#### WHAT YOU ARE ASKED TO DO:
Collect all lines from the listing that include the string "this".

(Data listing)
####################

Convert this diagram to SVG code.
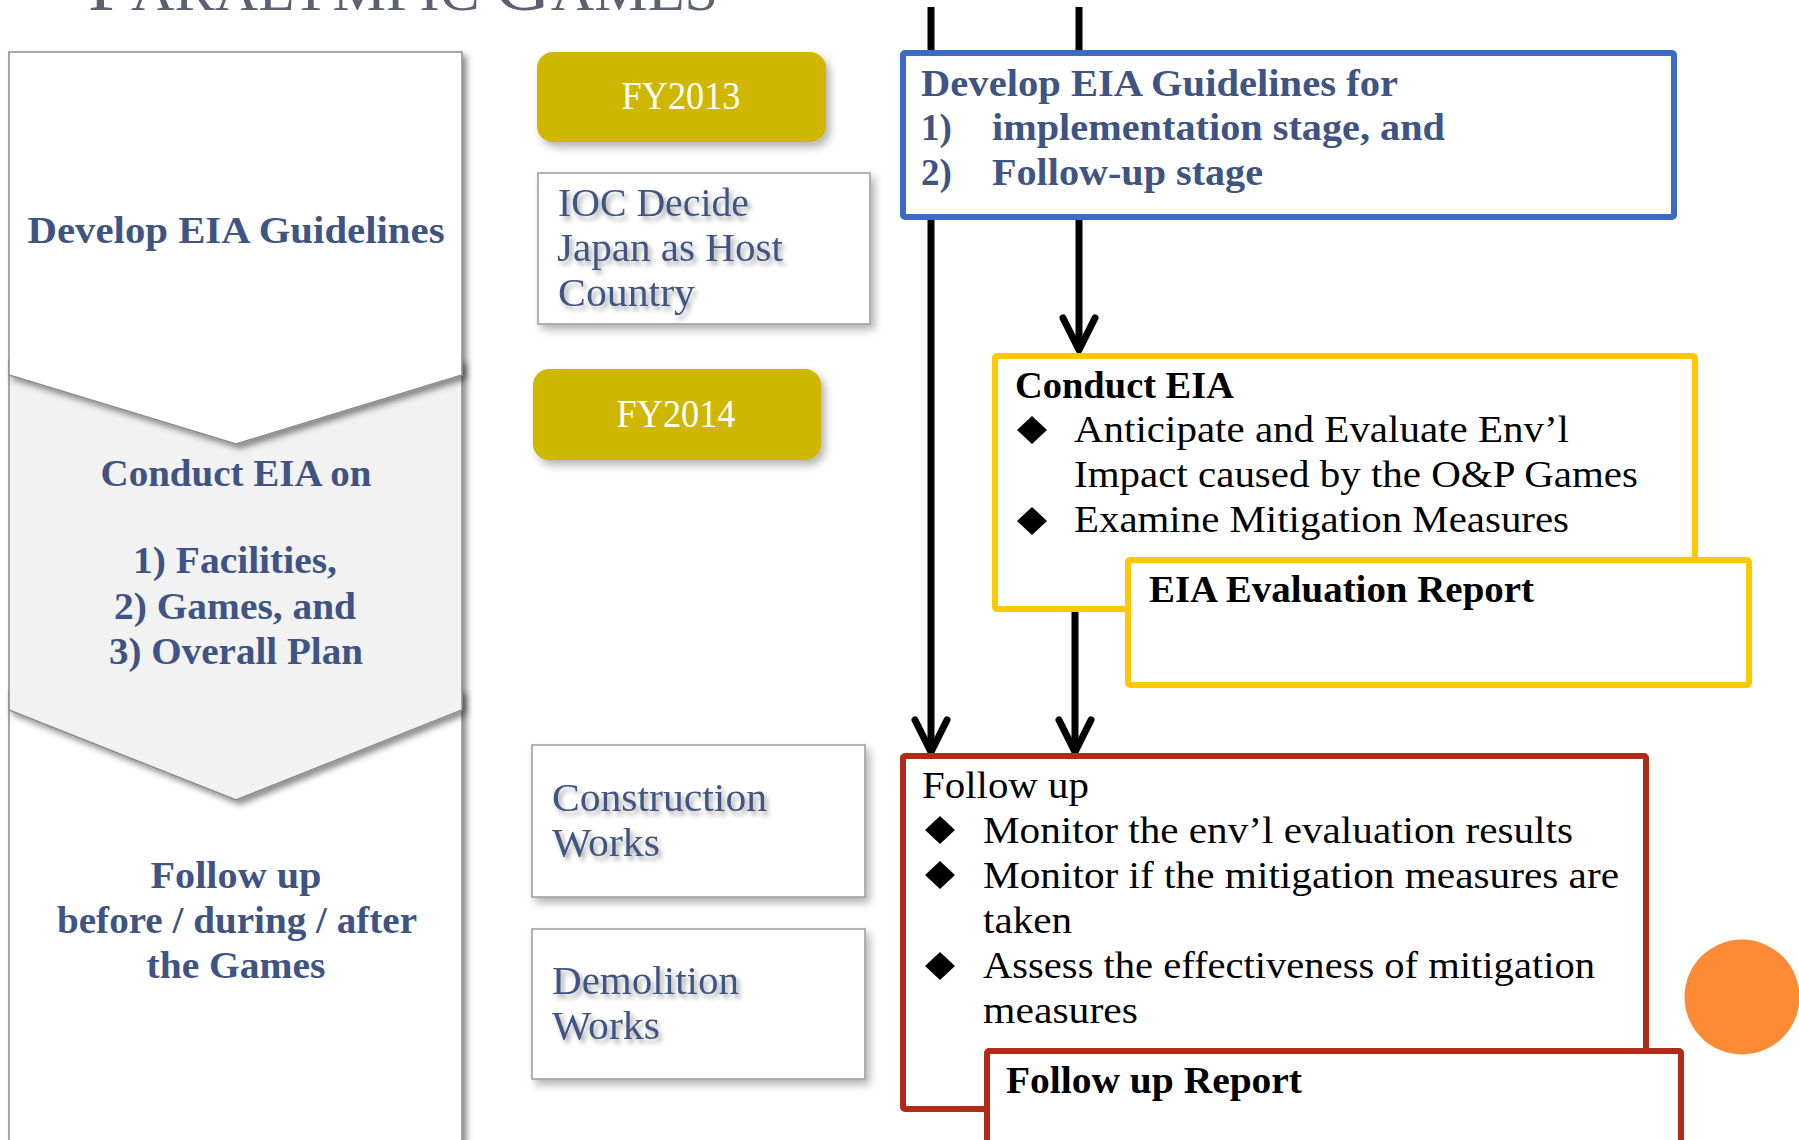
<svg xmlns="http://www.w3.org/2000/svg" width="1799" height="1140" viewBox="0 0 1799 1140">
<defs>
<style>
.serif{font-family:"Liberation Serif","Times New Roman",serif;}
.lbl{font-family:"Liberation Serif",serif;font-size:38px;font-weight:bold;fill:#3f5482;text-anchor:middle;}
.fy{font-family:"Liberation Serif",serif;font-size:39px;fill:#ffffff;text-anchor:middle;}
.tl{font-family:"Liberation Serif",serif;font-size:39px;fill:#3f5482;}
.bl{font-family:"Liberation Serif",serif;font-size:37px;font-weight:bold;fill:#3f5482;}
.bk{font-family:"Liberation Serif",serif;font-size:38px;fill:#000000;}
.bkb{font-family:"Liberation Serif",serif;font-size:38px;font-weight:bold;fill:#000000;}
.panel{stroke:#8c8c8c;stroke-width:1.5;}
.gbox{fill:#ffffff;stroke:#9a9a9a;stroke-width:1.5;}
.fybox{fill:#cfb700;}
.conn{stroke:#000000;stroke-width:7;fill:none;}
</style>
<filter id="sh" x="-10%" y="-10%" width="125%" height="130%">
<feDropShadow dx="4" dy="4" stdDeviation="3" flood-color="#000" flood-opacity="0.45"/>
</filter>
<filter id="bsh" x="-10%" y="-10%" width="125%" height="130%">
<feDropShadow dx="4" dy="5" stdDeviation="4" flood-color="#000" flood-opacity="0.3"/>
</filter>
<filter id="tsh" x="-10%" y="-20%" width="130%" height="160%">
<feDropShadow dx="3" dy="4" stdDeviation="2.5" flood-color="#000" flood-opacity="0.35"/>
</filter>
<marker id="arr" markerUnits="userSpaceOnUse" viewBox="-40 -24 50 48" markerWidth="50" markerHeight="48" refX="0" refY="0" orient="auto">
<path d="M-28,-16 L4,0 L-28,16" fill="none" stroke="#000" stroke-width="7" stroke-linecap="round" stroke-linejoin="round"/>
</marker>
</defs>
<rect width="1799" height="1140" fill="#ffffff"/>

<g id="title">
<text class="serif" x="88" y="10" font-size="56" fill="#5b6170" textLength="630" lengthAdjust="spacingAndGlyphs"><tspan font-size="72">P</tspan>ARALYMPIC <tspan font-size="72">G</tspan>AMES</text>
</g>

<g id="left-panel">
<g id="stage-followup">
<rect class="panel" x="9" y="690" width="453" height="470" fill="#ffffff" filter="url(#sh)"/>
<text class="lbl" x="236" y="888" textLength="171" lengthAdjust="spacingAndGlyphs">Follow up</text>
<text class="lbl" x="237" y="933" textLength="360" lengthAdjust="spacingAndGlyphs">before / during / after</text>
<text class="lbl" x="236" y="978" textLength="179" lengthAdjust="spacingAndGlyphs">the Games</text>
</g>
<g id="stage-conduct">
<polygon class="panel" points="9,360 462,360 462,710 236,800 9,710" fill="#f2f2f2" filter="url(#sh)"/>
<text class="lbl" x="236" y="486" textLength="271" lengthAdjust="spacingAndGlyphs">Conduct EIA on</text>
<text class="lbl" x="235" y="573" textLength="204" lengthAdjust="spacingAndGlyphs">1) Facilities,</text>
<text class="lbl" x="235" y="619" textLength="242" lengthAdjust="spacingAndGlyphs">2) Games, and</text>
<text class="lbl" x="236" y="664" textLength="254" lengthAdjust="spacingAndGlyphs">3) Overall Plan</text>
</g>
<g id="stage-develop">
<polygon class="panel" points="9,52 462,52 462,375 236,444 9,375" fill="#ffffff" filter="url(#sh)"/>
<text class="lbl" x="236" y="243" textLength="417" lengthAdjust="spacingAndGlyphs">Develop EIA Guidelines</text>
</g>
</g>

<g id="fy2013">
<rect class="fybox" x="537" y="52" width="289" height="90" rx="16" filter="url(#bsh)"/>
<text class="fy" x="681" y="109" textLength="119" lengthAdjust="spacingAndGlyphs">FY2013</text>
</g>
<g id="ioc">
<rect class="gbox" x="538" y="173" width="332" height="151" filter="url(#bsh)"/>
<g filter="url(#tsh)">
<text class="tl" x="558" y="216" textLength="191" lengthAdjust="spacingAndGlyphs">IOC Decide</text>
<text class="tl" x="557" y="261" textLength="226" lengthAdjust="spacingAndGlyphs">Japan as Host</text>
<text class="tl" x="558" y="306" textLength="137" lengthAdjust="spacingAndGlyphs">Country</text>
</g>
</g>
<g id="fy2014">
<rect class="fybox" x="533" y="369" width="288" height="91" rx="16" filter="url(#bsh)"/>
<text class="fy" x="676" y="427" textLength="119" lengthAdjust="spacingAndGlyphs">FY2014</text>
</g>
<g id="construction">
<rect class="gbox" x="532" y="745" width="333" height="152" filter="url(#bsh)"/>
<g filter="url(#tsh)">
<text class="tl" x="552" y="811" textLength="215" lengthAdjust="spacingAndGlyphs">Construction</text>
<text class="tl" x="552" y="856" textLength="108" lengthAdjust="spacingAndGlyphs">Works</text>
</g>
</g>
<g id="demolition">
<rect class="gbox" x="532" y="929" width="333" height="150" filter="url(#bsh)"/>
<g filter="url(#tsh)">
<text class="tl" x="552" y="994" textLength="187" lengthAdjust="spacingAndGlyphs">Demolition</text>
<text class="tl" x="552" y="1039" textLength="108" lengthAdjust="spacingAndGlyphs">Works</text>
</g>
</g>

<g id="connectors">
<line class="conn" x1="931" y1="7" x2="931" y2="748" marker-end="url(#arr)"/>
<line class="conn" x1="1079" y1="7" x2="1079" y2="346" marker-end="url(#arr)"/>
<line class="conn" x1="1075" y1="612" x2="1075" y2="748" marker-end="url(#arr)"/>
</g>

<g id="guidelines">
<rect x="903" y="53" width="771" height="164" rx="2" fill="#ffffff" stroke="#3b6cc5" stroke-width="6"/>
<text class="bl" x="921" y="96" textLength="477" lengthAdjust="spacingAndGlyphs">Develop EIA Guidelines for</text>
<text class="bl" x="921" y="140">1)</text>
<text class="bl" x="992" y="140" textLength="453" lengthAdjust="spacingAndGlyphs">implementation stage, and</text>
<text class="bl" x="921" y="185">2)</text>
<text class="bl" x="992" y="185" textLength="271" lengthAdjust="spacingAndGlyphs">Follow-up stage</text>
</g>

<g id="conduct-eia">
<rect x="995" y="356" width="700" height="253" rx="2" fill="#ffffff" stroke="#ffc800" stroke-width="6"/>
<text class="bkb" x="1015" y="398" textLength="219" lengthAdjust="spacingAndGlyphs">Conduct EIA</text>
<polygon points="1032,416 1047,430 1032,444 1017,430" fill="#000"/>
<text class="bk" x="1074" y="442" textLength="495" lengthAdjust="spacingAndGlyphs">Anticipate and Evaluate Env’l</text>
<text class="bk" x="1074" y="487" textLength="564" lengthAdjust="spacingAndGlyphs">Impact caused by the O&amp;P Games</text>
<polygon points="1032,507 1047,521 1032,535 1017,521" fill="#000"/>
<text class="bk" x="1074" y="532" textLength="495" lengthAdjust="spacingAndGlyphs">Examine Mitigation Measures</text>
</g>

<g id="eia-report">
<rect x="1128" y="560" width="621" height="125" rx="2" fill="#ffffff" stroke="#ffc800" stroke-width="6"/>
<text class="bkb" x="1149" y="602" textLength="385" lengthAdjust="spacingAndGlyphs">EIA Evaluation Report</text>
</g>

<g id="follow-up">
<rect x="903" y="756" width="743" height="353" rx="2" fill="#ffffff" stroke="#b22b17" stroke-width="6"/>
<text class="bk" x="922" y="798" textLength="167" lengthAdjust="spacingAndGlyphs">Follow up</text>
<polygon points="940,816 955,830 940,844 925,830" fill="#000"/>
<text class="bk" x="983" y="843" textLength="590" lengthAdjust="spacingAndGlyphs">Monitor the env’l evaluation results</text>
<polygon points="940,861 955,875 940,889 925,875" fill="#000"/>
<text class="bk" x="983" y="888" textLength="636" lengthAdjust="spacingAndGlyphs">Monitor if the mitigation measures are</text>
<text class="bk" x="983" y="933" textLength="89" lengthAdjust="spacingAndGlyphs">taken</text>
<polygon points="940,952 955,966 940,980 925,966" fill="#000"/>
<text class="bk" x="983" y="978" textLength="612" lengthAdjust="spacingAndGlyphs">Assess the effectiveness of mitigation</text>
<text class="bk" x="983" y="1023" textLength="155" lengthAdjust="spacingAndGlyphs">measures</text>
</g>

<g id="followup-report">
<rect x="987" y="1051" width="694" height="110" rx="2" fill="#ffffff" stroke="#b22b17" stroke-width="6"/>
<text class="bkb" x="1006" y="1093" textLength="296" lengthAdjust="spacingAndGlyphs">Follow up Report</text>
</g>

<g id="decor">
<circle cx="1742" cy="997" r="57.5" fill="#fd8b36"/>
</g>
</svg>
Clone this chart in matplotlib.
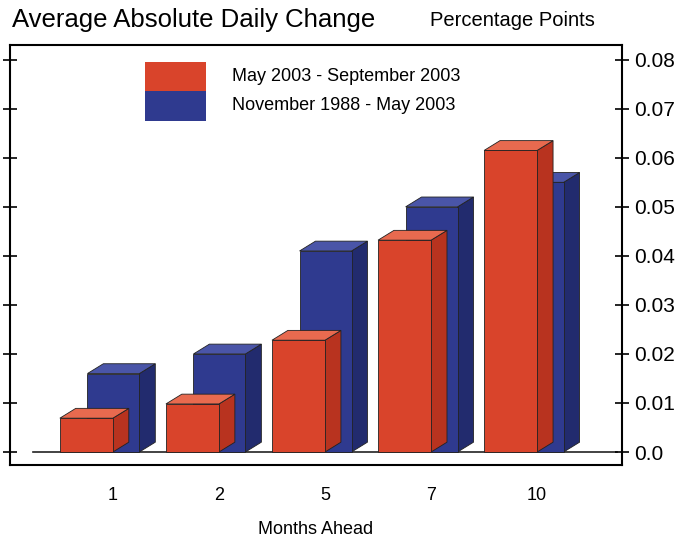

####################

#### RESPONSE BELOW:
Convert this diagram to SVG code.
Clone this chart in matplotlib.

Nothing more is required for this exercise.